One killed in Iraq’s Kurdistan region as protest turns violent
One man was killed when a protest in Iraq's Kurdistan region turned violent on Friday
One man was killed when a protest in Iraq's Kurdistan region turned violent on Friday, two officials told Reuters, in the most sustained display of street discontent there since 2011.
Five other people were wounded in the city of Qaladize following a week of strikes and demonstrations that threaten to shake Kurdistan's stability while it is at war with Islamic State militants.
The protests are being fuelled by an economic crisis that has left the Kurdistan regional government unable to pay employees' salaries.

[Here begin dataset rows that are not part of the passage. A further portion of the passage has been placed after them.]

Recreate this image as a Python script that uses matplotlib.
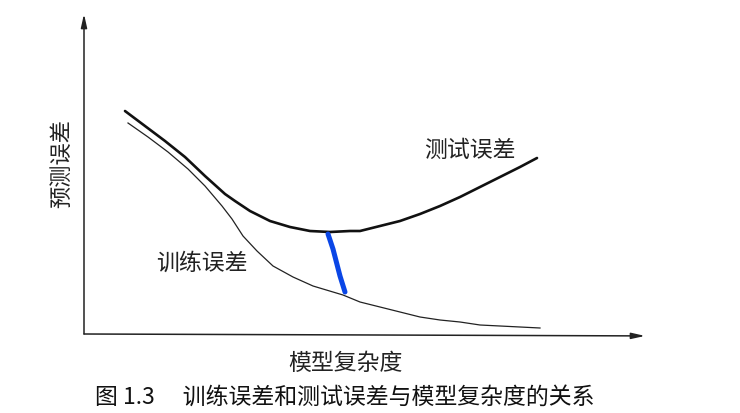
import matplotlib.pyplot as plt

plt.rcParams['font.family'] = ['Noto Sans CJK SC', 'DejaVu Sans']

# curves (arbitrary units: complexity, error)
test_x = [41, 61, 81, 101, 121, 141, 151, 166, 186, 206, 226, 246, 266, 276,
          296, 316, 336, 356, 376, 396, 416, 436, 453]
test_y = [223, 208, 193, 177, 158, 140, 133, 123, 113, 107, 103, 102, 103, 103,
          108, 113, 120, 128, 137, 147, 157, 167, 176]

train_x = [44, 64, 84, 104, 121, 138, 148, 159, 173, 189, 209, 229, 259, 276,
           296, 316, 336, 356, 376, 396, 416, 436, 456]
train_y = [211, 197, 182, 165, 148, 128, 115, 98, 83, 68, 57, 48, 39, 32,
           27, 22, 17, 14, 12, 9, 8, 7, 6]

# hand-drawn blue stroke between the curves
gap_x = [244, 249, 256, 261]
gap_y = [100, 85, 58, 42]

fig = plt.figure(figsize=(7.4, 4.14), dpi=100)
ax = fig.add_axes([84 / 740, 79 / 414, 561 / 740, 320 / 414])
ax.set_xlim(0, 561)
ax.set_ylim(0, 320)
for s in ax.spines.values():
    s.set_visible(False)
ax.set_xticks([])
ax.set_yticks([])

# axes with arrow heads
arrow = dict(arrowstyle='-|>,head_length=0.8,head_width=0.18', lw=1.1, color='#222222',
             shrinkA=0, shrinkB=0)
ax.annotate('', xy=(0, 1), xytext=(0, 0), xycoords='axes fraction', arrowprops=arrow)
ax.annotate('', xy=(1, -0.006), xytext=(0, 0), xycoords='axes fraction', arrowprops=arrow)

ax.plot(test_x, test_y, color='#111111', lw=1.9, solid_capstyle='round', solid_joinstyle='round')
ax.plot(train_x, train_y, color='#222222', lw=0.9, solid_joinstyle='round')
ax.plot(gap_x, gap_y, color='#0a46e6', lw=3.6, solid_capstyle='round', solid_joinstyle='round')

ax.text(386, 185, '测试误差', fontsize=16.5, ha='center', va='center', color='#222222')
ax.text(118, 72, '训练误差', fontsize=16.5, ha='center', va='center', color='#222222')
ax.text(-22, 172, '预测误差', fontsize=16, ha='center', va='center', rotation=90,
        color='#222222')

fig.text(345 / 740, 1 - 363 / 414, '模型复杂度', fontsize=16.5, ha='center', va='center',
         color='#222222')
fig.text(345 / 740, 1 - 397 / 414, '图 1.3　 训练误差和测试误差与模型复杂度的关系',
         fontsize=16.5, ha='center', va='center', color='#111111')

fig.savefig('out.png', dpi=100)
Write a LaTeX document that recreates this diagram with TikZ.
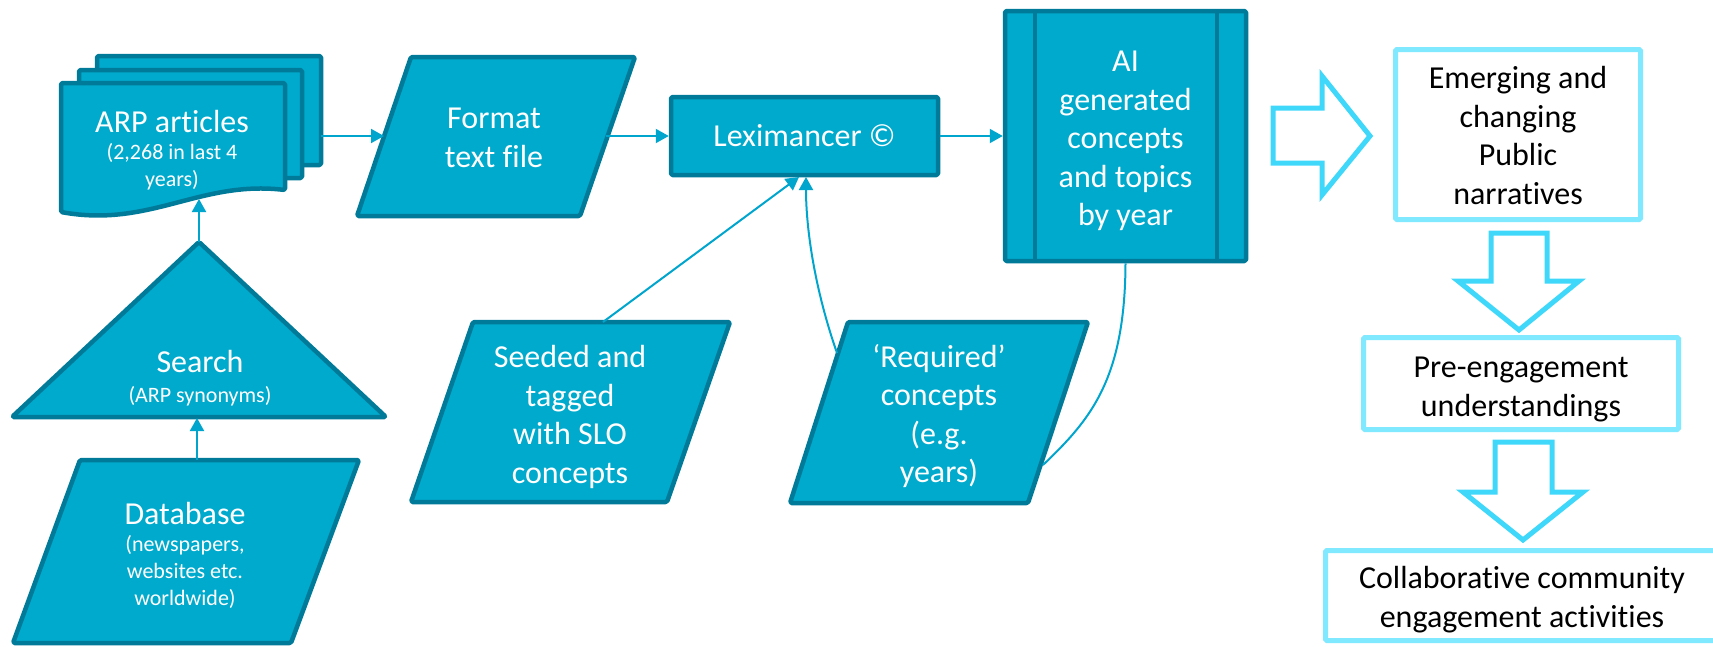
\documentclass[tikz,border=0pt]{standalone}
\usepackage{fontspec}
\setmainfont{Carlito}[Ligatures=NoCommon]
\usetikzlibrary{arrows.meta}
\definecolor{shapefill}{RGB}{0,170,205}
\definecolor{shapeline}{RGB}{0,122,153}
\definecolor{connline}{RGB}{0,165,205}
\definecolor{blockarrow}{RGB}{64,216,250}
\definecolor{boxline}{RGB}{128,232,255}
\newcommand\sublbl{\fontsize{22}{27}\selectfont}
\newcommand\biglbl{\fontsize{32}{38.5}\selectfont}
\tikzset{
  tealshape/.style={fill=shapefill, draw=shapeline, line width=4.5pt, line join=round, rounded corners=1.5pt},
  wtxt/.style={text=white, align=center, font=\biglbl, inner sep=0pt},
  wsmall/.style={text=white, align=center, font=\sublbl, inner sep=0pt},
  btxt/.style={text=black, align=center, font=\biglbl, inner sep=0pt},
  conn/.style={draw=connline, line width=2pt, -{Triangle[length=13pt,width=14pt]}},
  plainconn/.style={draw=connline, line width=2pt},
  outbox/.style={draw=boxline, line width=5pt, rounded corners=1.5pt, fill=white},
  blockarr/.style={draw=blockarrow, line width=5pt, fill=white, line join=miter},
}
\begin{document}
\begin{tikzpicture}[x=1pt,y=-1pt]
\useasboundingbox (0,0) rectangle (1713,646);
% document stack
\draw[tealshape] (97,56) rectangle (321,165);
\draw[tealshape] (79,70) rectangle (302,178);
\draw[tealshape] (61,83) -- (285,83) -- (285,190) .. controls (200,180) and (150,228) .. (61,212) -- cycle;
\node[wsmall] (doc) at (172,150) {\biglbl ARP articles\\(2,268 in last 4\\years)};
\coordinate (docR) at (321,136);
\coordinate (docB) at (199,199);
% search
\draw[tealshape] (199,242) -- (386,417) -- (12,417) -- cycle;
\node[wsmall] (search) at (200,378) {\biglbl Search\\[3pt](ARP synonyms)};
\coordinate (searchT) at (199,242);
\coordinate (searchB) at (197,418);
% database
\draw[tealshape] (80,460) -- (359,460) -- (291,643) -- (13,643) -- cycle;
\node[wsmall] (db) at (185,555) {\biglbl Database\\(newspapers,\\websites etc.\\worldwide)};
\coordinate (dbT) at (197,460);
% format
\draw[tealshape] (411,57) -- (635,57) -- (580,216) -- (357,216) -- cycle;
\node[wtxt] (format) at (494,138) {Format\\text file};
\coordinate (formatL) at (384,136);
\coordinate (formatR) at (606,136);
% leximancer
\node[tealshape, wtxt, minimum width=267pt, minimum height=78pt] (lexi) at (804.5,136) {Leximancer ©};
% AI box
\node[tealshape, minimum width=241pt, minimum height=250pt] (ai) at (1125.5,136) {};
\draw[shapeline, line width=4.5pt] (1035,11) -- (1035,261) (1217,11) -- (1217,261);
\node[wtxt] (aitxt) at (1125.5,141) {AI\\generated\\concepts\\and topics\\by year};
% seeded
\draw[tealshape] (473,322) -- (730,322) -- (667,502) -- (411,502) -- cycle;
\node[wtxt] (seeded) at (570,417) {Seeded and\\tagged\\with SLO\\concepts};
\coordinate (seededT) at (603,322);
% required
\draw[tealshape] (848,322) -- (1088,322) -- (1028,503) -- (790,503) -- cycle;
\node[wtxt] (required) at (939,416) {‘Required’\\concepts\\(e.g.\\years)};
\coordinate (reqL) at (837,353);
\coordinate (reqR) at (1043,465);
\coordinate (lexiB1) at (799,177);
\coordinate (lexiB2) at (806,177);
% connectors
\draw[conn] (docR) -- (formatL);
\draw[conn] (searchT) -- (docB);
\draw[conn] (dbT) -- (searchB);
\draw[conn] (formatR) -- (lexi.west);
\draw[conn] (lexi.east) -- (ai.west);
\draw[conn] (seededT) -- (lexiB1);
\draw[conn] (reqL) .. controls (815,290) and (806,230) .. (lexiB2);
\draw[plainconn] (ai.south) .. controls (1125,380) and (1090,420) .. (reqR);
% right side
\node[outbox, minimum width=245pt, minimum height=170pt] (emerging) at (1518,134.5) {};
\node[btxt] (emergingtxt) at (1518,135.5) {Emerging and\\changing\\Public\\narratives};
\node[outbox, minimum width=315pt, minimum height=92pt] (pre) at (1521,383.5) {};
\node[btxt] (pretxt) at (1521,389.5) {Pre-engagement\\understandings};
\node[outbox, minimum width=393pt, minimum height=90pt] (collab) at (1522,595.5) {};
\node[btxt] (collabtxt) at (1522,599.5) {Collaborative community\\engagement activities};
\draw[blockarr] (1273,108) -- (1322,108) -- (1322,76) -- (1370,136) -- (1322,195) -- (1322,163) -- (1273,163) -- cycle;
\draw[blockarr] (1491,233) -- (1547,233) -- (1547,281) -- (1579,281) -- (1519,330) -- (1458,281) -- (1491,281) -- cycle;
\draw[blockarr] (1495,442) -- (1552,442) -- (1552,492) -- (1583,492) -- (1523,540) -- (1463,492) -- (1495,492) -- cycle;
\end{tikzpicture}
\end{document}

Friday's demonstration turned violent when protesters headed towards the headquarters of the Kurdistan Democratic Party (KDP) in Qaladize, the two officials said.
"The firing came from the KDP," said Hawsar Wshyar Mohammed Amin, a member of the Sulaimaniyah provincial council from former oppostion party Gorran. "The protest is ongoing and it's going in a dangerous direction."
But Hamid Qaladizei, a member of the KDP branch in the city, denied they had opened fire on stone-throwing protesters and said they were not to blame for the man's death.
"We acted very responsibly," Qaladizei said. "There are people behind these protesters who are provoking. The number of police are not enough to protect us and control the situation."
The economic crisis began in early 2014 when Baghdad slashed funds to the region, and has been exacerbated by the conflict with Islamic State and a drop in oil prices that has pushed the region to the verge of bankruptcy.
Protesters are also frustrated with political deadlock over the presidency of Massoud Barzani, which they say has compounded the economic crisis.
The last serious bout of unrest in the region was in 2011, when Kurds protested against corruption and nepotism.